Mission accomplished, the 14-pound, 46-inch wide Hexcopter slowly settled onto the grass near Dee's tent, landing in autopilot mode after a successful exhibition flight.
Sunday, 10 robotics teams showed off the capabilities of their unmanned aircraft during a series of demonstration flights at Exploration Park, Local 6 News partner Florida Today reported. Sponsored by Space Florida, the event kicked off the Association for Unmanned Vehicle Systems International trade show, which continues through Thursday at the Orange County Convention Center.
AUVSI predicts that the drone industry will create nearly 104,000 jobs nationwide by 2025, assuming that the Federal Aviation Administration integrates unmanned aircraft into the national airspace system. Projected economic impact is more than $82 billion from 2015-25.
"The past history of drones has been all military defense kind of stuff. Now, they're looking at getting into precision agriculture. Japan's been using the Yamaha helicopter to cropdust crops for years," said Joe Brannan, director of AUVSI's Florida Peninsula chapter.
"They can find the diseased (orange) trees so the farmer can go cut those out and not affect the rest of his trees.

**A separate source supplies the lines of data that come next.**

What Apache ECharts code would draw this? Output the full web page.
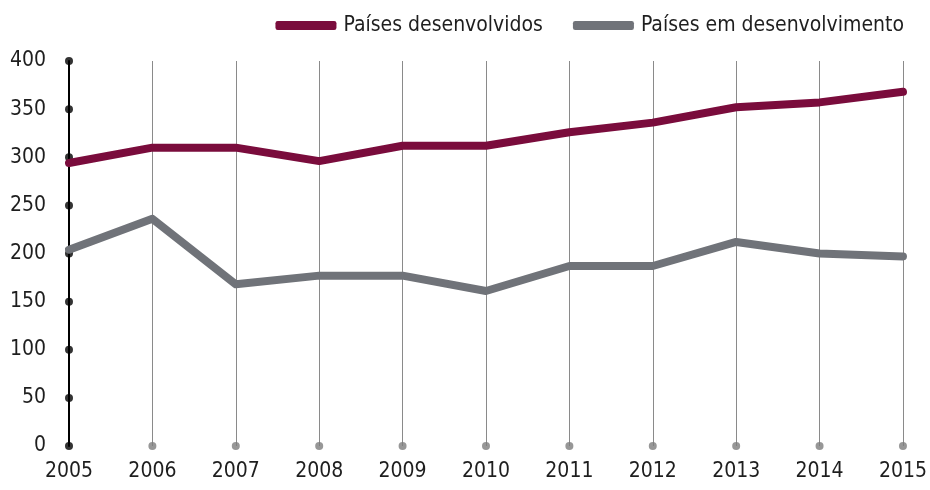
<!DOCTYPE html>
<html>
<head>
<meta charset="utf-8">
<script src="https://cdn.jsdelivr.net/npm/echarts@6/dist/echarts.min.js"></script>
<style>
  html, body { margin: 0; padding: 0; background: #fff; overflow: hidden; }
  #chart { width: 930px; height: 490px; }
</style>
</head>
<body>
<div id="chart"></div>
<script>
const years = ['2005','2006','2007','2008','2009','2010','2011','2012','2013','2014','2015'];
const developed = [294, 310, 310, 296, 312, 312, 326, 336, 352, 357, 368];
const developing = [204, 236, 168, 177, 177, 161, 187, 187, 212, 200, 197];
const yTicks = [0, 50, 100, 150, 200, 250, 300, 350, 400];
const nameDeveloped = 'Países desenvolvidos';
const nameDeveloping = 'Países em desenvolvimento';

const FONT = '"DejaVu Sans Condensed", "Liberation Sans Narrow", "Open Sans", sans-serif';
const MAROON = '#7a0c3c';
const GREY = '#707379';
const TEXT = '#1e1e1e';

const chart = echarts.init(document.getElementById('chart'), null, { renderer: 'canvas' });

chart.setOption({
  animation: false,
  backgroundColor: '#ffffff',
  textStyle: { fontFamily: FONT },
  legend: {
    data: [nameDeveloped, nameDeveloping],
    right: 21,
    top: 10,
    icon: 'roundRect',
    itemWidth: 61,
    itemHeight: 9,
    itemGap: 30,
    textStyle: { fontFamily: FONT, fontSize: 21, color: TEXT, padding: [0, 0, 0, 2] }
  },
  grid: { left: 69, right: 19, top: 61, bottom: 44 },
  xAxis: {
    type: 'category',
    data: years,
    boundaryGap: false,
    axisLine: { show: false },
    axisTick: { show: false },
    axisLabel: { fontFamily: FONT, fontSize: 21, color: TEXT, margin: 15 },
    splitLine: { show: true, lineStyle: { color: '#8a8a8a', width: 1 } }
  },
  yAxis: {
    type: 'value',
    min: yTicks[0],
    max: yTicks[yTicks.length - 1],
    interval: 50,
    axisLine: { show: true, lineStyle: { color: '#000', width: 2 } },
    axisTick: { show: false },
    splitLine: { show: false },
    axisLabel: { fontFamily: FONT, fontSize: 21, color: TEXT, margin: 23 }
  },
  series: [
    {
      name: 'yTickDots',
      type: 'scatter',
      symbol: 'circle',
      symbolSize: 8,
      itemStyle: { color: '#000' },
      z: 4,
      silent: true,
      data: yTicks.map(v => [years[0], v])
    },
    {
      name: 'baseDots',
      type: 'scatter',
      symbol: 'circle',
      symbolSize: 8,
      itemStyle: { color: '#7d7d7d' },
      z: 4,
      silent: true,
      data: years.slice(1).map(y => [y, 0])
    },
    {
      name: nameDeveloped,
      type: 'line',
      data: developed,
      showSymbol: false,
      symbol: 'none',
      color: MAROON,
      lineStyle: { color: MAROON, width: 8, cap: 'round', join: 'round' },
      z: 5
    },
    {
      name: nameDeveloping,
      type: 'line',
      data: developing,
      showSymbol: false,
      symbol: 'none',
      color: GREY,
      lineStyle: { color: GREY, width: 8, cap: 'round', join: 'round' },
      z: 5
    }
  ]
});
</script>
</body>
</html>
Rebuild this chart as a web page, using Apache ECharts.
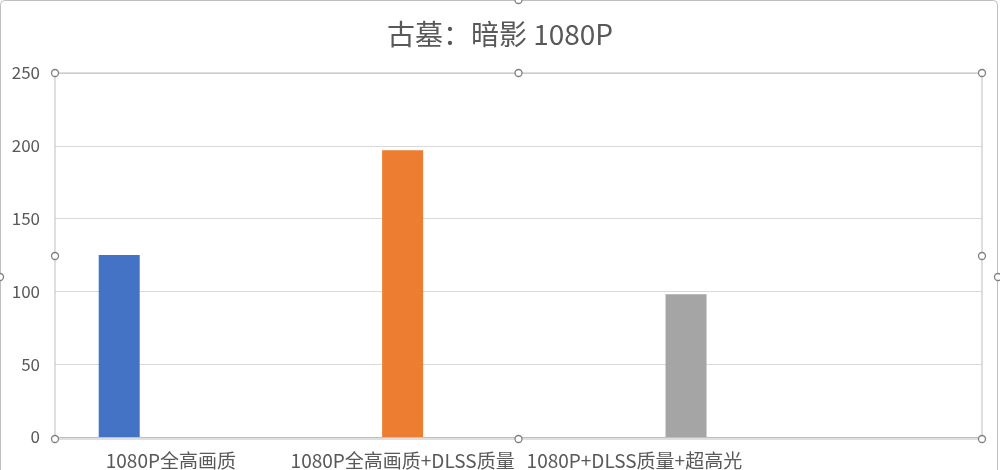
<!DOCTYPE html>
<html>
<head>
<meta charset="utf-8">
<script src="https://cdn.jsdelivr.net/npm/echarts@6/dist/echarts.min.js"></script>
<style>html,body{margin:0;padding:0;background:#fff;}#c{width:1000px;height:470px;}</style>
</head>
<body>
<div id="c"></div>
<script>
var titleText = '古墓：暗影 1080P';
var categories = ['1080P全高画质', '1080P全高画质+DLSS质量', '1080P+DLSS质量+超高光', ''];
var seriesNames = ['1080P全高画质', '1080P全高画质+DLSS质量', '1080P+DLSS质量+超高光'];
var s1 = [125, '-', '-', '-'];
var s2 = ['-', 197, '-', '-'];
var s3 = ['-', '-', 98, '-'];
var colors = ['#4472C4', '#ED7D31', '#A5A5A5'];

var chart = echarts.init(document.getElementById('c'));
var font = '"Noto Sans CJK SC", "Noto Sans", sans-serif';
function handle(x, y) {
  return { type: 'circle', shape: { cx: x, cy: y, r: 3.5 }, style: { fill: '#fff', stroke: '#7f7f7f', lineWidth: 1.3 }, z: 100 };
}
var L = 55, R = 982, T = 73, B = 439, M = (L + R) / 2;
var graphics = [
  { type: 'rect', shape: { x: 0.5, y: 0.5, width: 997, height: 480, r: 4 }, style: { fill: 'none', stroke: '#bfbfbf', lineWidth: 1 }, z: 99 },
  { type: 'rect', shape: { x: L, y: T, width: R - L, height: B - T }, style: { fill: 'none', stroke: '#bfbfbf', lineWidth: 1 }, z: 99 },
  handle(L, T), handle(M, T), handle(R, T),
  handle(L, (T + B) / 2), handle(R, (T + B) / 2),
  handle(L, B), handle(M, B), handle(R, B),
  handle(0, 277), handle(998, 277), handle(M, 0)
];
var dataSets = [s1, s2, s3];
var series = dataSets.map(function (d, i) {
  return {
    name: seriesNames[i], type: 'bar', data: d, barWidth: 41, barGap: '26%',
    itemStyle: { color: colors[i] }
  };
});
chart.setOption({
  animation: false,
  textStyle: { fontFamily: font },
  title: { text: titleText, left: 'center', top: 15, textStyle: { fontSize: 28, fontWeight: 'normal', color: '#595959', fontFamily: font } },
  grid: { left: L, right: 1000 - R, top: T, bottom: 470 - B, containLabel: false },
  xAxis: {
    type: 'category', data: categories,
    axisLine: { lineStyle: { color: '#bfbfbf', width: 1 } },
    axisTick: { show: false },
    axisLabel: { color: '#595959', fontSize: 19, margin: 14, interval: 0 }
  },
  yAxis: {
    type: 'value', min: 0, max: 250, interval: 50,
    axisLine: { show: false }, axisTick: { show: false },
    axisLabel: { color: '#595959', fontSize: 17, margin: 15 },
    splitLine: { lineStyle: { color: '#d9d9d9', width: 1 } }
  },
  series: series,
  graphic: graphics
});
</script>
</body>
</html>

You can use them to count manatees, gators, wildlife. You can use them for forest fire spotting. You can use them to find lost people," Brannan said.
"Then, of course, you've got what shows up in the press about Amazon wanting to deliver packages with it. The commercial applications are out there, just waiting for an industry to get started. The biggest issue, of course, is getting the airspace," he said.
In March, a US Airways jet nearly collided with a camouflage-painted drone above Tallahassee Regional Airport.
"We've had that overseas in military applications many times," Brannan said of the incident. "The capability of putting one of these things up with a camera or an imager to look for stuff is invaluable. But then, you've got to be able to mix it in with other aircraft."
Sunday's drone demos utilized mannequins, gas grills that generated infrared signatures, and other props.
Northern Virginia OmniVersatile Solutions showed off its camera-equipped N-Cognito airplane with a 75-inch wingspan and cruising speed of 30 mph. Packages of three aircraft and "ground station" electronics for a human operator range from $50,000 to $70,000, said Mark Gillespie, managing member.
NV-OS is developing a system that will fly its aircraft using an Xbox 360 controller, Gillespie said.